- [Dataset section]
[Start]

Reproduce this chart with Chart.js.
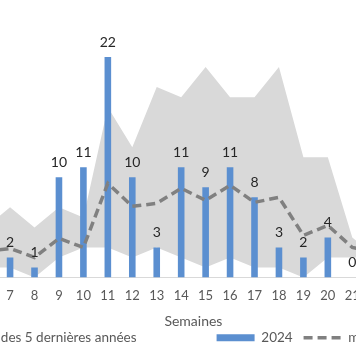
<!DOCTYPE html>
<html><head><meta charset="utf-8">
<script src="https://cdn.jsdelivr.net/npm/chart.js@4/dist/chart.umd.min.js"></script>
<style>
html,body{margin:0;padding:0;background:#fff;overflow:hidden;width:356px;height:364px;}
#wrap{position:relative;width:356px;height:364px;overflow:hidden;}
#c{position:absolute;left:-129px;top:0;}
</style></head><body>
<div id="wrap"><canvas id="c" width="700" height="364"></canvas></div>
<script>
// Weeks (categories)
const weeks = ['6','7','8','9','10','11','12','13','14','15','16','17','18','19','20','21','22','23'];
// 2024 weekly counts
const cases2024 = [null,2,1,10,11,22,10,3,11,9,11,8,3,2,4,0,null,null];
// Max of the last 5 years
const max5y = [5,7,5,7,6,17,13,19,18,21,18,18,21,12,12,4,2,null];
// Min of the last 5 years
const min5y = [1,1,0,2,3,3,2,3,2,1,2,1,1,0,2,2,2,null];
// Mean of the last 5 years
const mean5y = [2.6,2.9,2.0,3.9,3.0,9.4,7.1,7.4,8.9,7.7,9.2,7.5,8.0,4.2,5.2,3.0,2.5,null];

const labelMinMax = 'Min-max des 5 dernières années';
const label2024 = '2024';
const labelMean = 'moyenne des 5 dernières années';

const FONT = 'Lato';
const LEGEND_SIZE = 13.5;

// spacing fillers so legend items sit where the reference places them
const mctx = document.createElement('canvas').getContext('2d');
mctx.font = LEGEND_SIZE + 'px ' + FONT;
const nbspW = mctx.measureText('\u00A0').width || 3;
const fillA = '\u00A0'.repeat(Math.round(76 / nbspW));
const fillB = '\u00A0'.repeat(Math.round(8.5 / nbspW));

const valueLabels = {
  id: 'valueLabels',
  afterDatasetsDraw(chart) {
    const idx = 2;
    const meta = chart.getDatasetMeta(idx);
    const data = chart.data.datasets[idx].data;
    const ctx = chart.ctx;
    ctx.save();
    ctx.font = '14px ' + FONT;
    ctx.fillStyle = '#262626';
    ctx.textAlign = 'center';
    ctx.textBaseline = 'middle';
    meta.data.forEach((el, i) => {
      if (data[i] == null) return;
      ctx.fillText(String(data[i]), el.x, el.y - 15);
    });
    ctx.restore();
  }
};

const rank = {0: 0, 2: 1, 3: 2};

new Chart(document.getElementById('c'), {
  data: {
    labels: weeks,
    datasets: [
      {
        type: 'line', label: labelMinMax + fillA, data: max5y,
        borderColor: 'rgba(0,0,0,0)', borderWidth: 0, backgroundColor: '#d9d9d9',
        pointRadius: 0, fill: '+1', tension: 0, order: 3
      },
      {
        type: 'line', label: 'min', data: min5y,
        borderColor: 'rgba(0,0,0,0)', borderWidth: 0, backgroundColor: 'rgba(0,0,0,0)',
        pointRadius: 0, fill: false, tension: 0, order: 4
      },
      {
        type: 'bar', label: label2024 + fillB, data: cases2024,
        backgroundColor: '#5b8fd0', borderWidth: 0,
        categoryPercentage: 1, barPercentage: 0.27, order: 2
      },
      {
        type: 'line', label: labelMean, data: mean5y,
        borderColor: '#808080', borderWidth: 3.5, borderDash: [9, 5], borderCapStyle: 'butt',
        backgroundColor: '#808080', pointRadius: 0, fill: false, tension: 0, order: 1
      }
    ]
  },
  options: {
    responsive: false,
    animation: false,
    layout: { padding: { top: 27, bottom: 9.6, left: 0, right: 0 } },
    scales: {
      x: {
        type: 'category',
        offset: true,
        grid: { display: false, drawTicks: false },
        border: { display: true, color: '#d9d9d9', width: 1 },
        ticks: { color: '#595959', font: { family: FONT, size: 13 }, padding: 11, maxRotation: 0, autoSkip: false },
        title: { display: true, text: 'Semaines', color: '#595959', font: { family: FONT, size: 14 }, padding: { top: -2, bottom: -3 } }
      },
      y: {
        position: 'right',
        min: 0, max: 25,
        grid: { display: false, drawTicks: false },
        border: { display: false },
        ticks: { display: false },
        afterFit(scale) { scale.width = 157.6; }
      },
      yLeft: {
        type: 'linear',
        position: 'left',
        min: 0, max: 25,
        grid: { display: false, drawTicks: false },
        border: { display: false },
        ticks: { display: false },
        afterFit(scale) { scale.width = 102.4; }
      }
    },
    plugins: {
      filler: { drawTime: 'beforeDatasetsDraw' },
      tooltip: { enabled: false },
      legend: {
        position: 'bottom',
        labels: {
          color: '#595959',
          font: { family: FONT, size: LEGEND_SIZE },
          usePointStyle: true,
          pointStyleWidth: 38,
          boxHeight: 7,
          padding: 4,
          filter: (item) => item.datasetIndex !== 1,
          sort: (a, b) => rank[a.datasetIndex] - rank[b.datasetIndex],
          generateLabels(chart) {
            const items = Chart.defaults.plugins.legend.labels.generateLabels(chart);
            items.forEach(it => {
              const ds = chart.data.datasets[it.datasetIndex];
              if (ds.borderDash) {
                it.pointStyle = 'line';
                it.lineDash = ds.borderDash;
                it.lineWidth = ds.borderWidth;
                it.strokeStyle = ds.borderColor;
              } else {
                it.pointStyle = 'rect';
                it.lineWidth = 0;
                it.fillStyle = ds.backgroundColor;
              }
            });
            return items;
          }
        }
      }
    }
  },
  plugins: [valueLabels]
});
</script>
</body></html>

[End]

- [Task directions] Extract, word for word, each line from the top of the data down to and including the line with "const LEGEND_SIZE = 13.5;"; skip the pictures.

- [Task response]
Reproduce this chart with Chart.js.
<!DOCTYPE html>
<html><head><meta charset="utf-8">
<script src="https://cdn.jsdelivr.net/npm/chart.js@4/dist/chart.umd.min.js"></script>
<style>
html,body{margin:0;padding:0;background:#fff;overflow:hidden;width:356px;height:364px;}
#wrap{position:relative;width:356px;height:364px;overflow:hidden;}
#c{position:absolute;left:-129px;top:0;}
</style></head><body>
<div id="wrap"><canvas id="c" width="700" height="364"></canvas></div>
<script>
// Weeks (categories)
const weeks = ['6','7','8','9','10','11','12','13','14','15','16','17','18','19','20','21','22','23'];
// 2024 weekly counts
const cases2024 = [null,2,1,10,11,22,10,3,11,9,11,8,3,2,4,0,null,null];
// Max of the last 5 years
const max5y = [5,7,5,7,6,17,13,19,18,21,18,18,21,12,12,4,2,null];
// Min of the last 5 years
const min5y = [1,1,0,2,3,3,2,3,2,1,2,1,1,0,2,2,2,null];
// Mean of the last 5 years
const mean5y = [2.6,2.9,2.0,3.9,3.0,9.4,7.1,7.4,8.9,7.7,9.2,7.5,8.0,4.2,5.2,3.0,2.5,null];

const labelMinMax = 'Min-max des 5 dernières années';
const label2024 = '2024';
const labelMean = 'moyenne des 5 dernières années';

const FONT = 'Lato';
const LEGEND_SIZE = 13.5;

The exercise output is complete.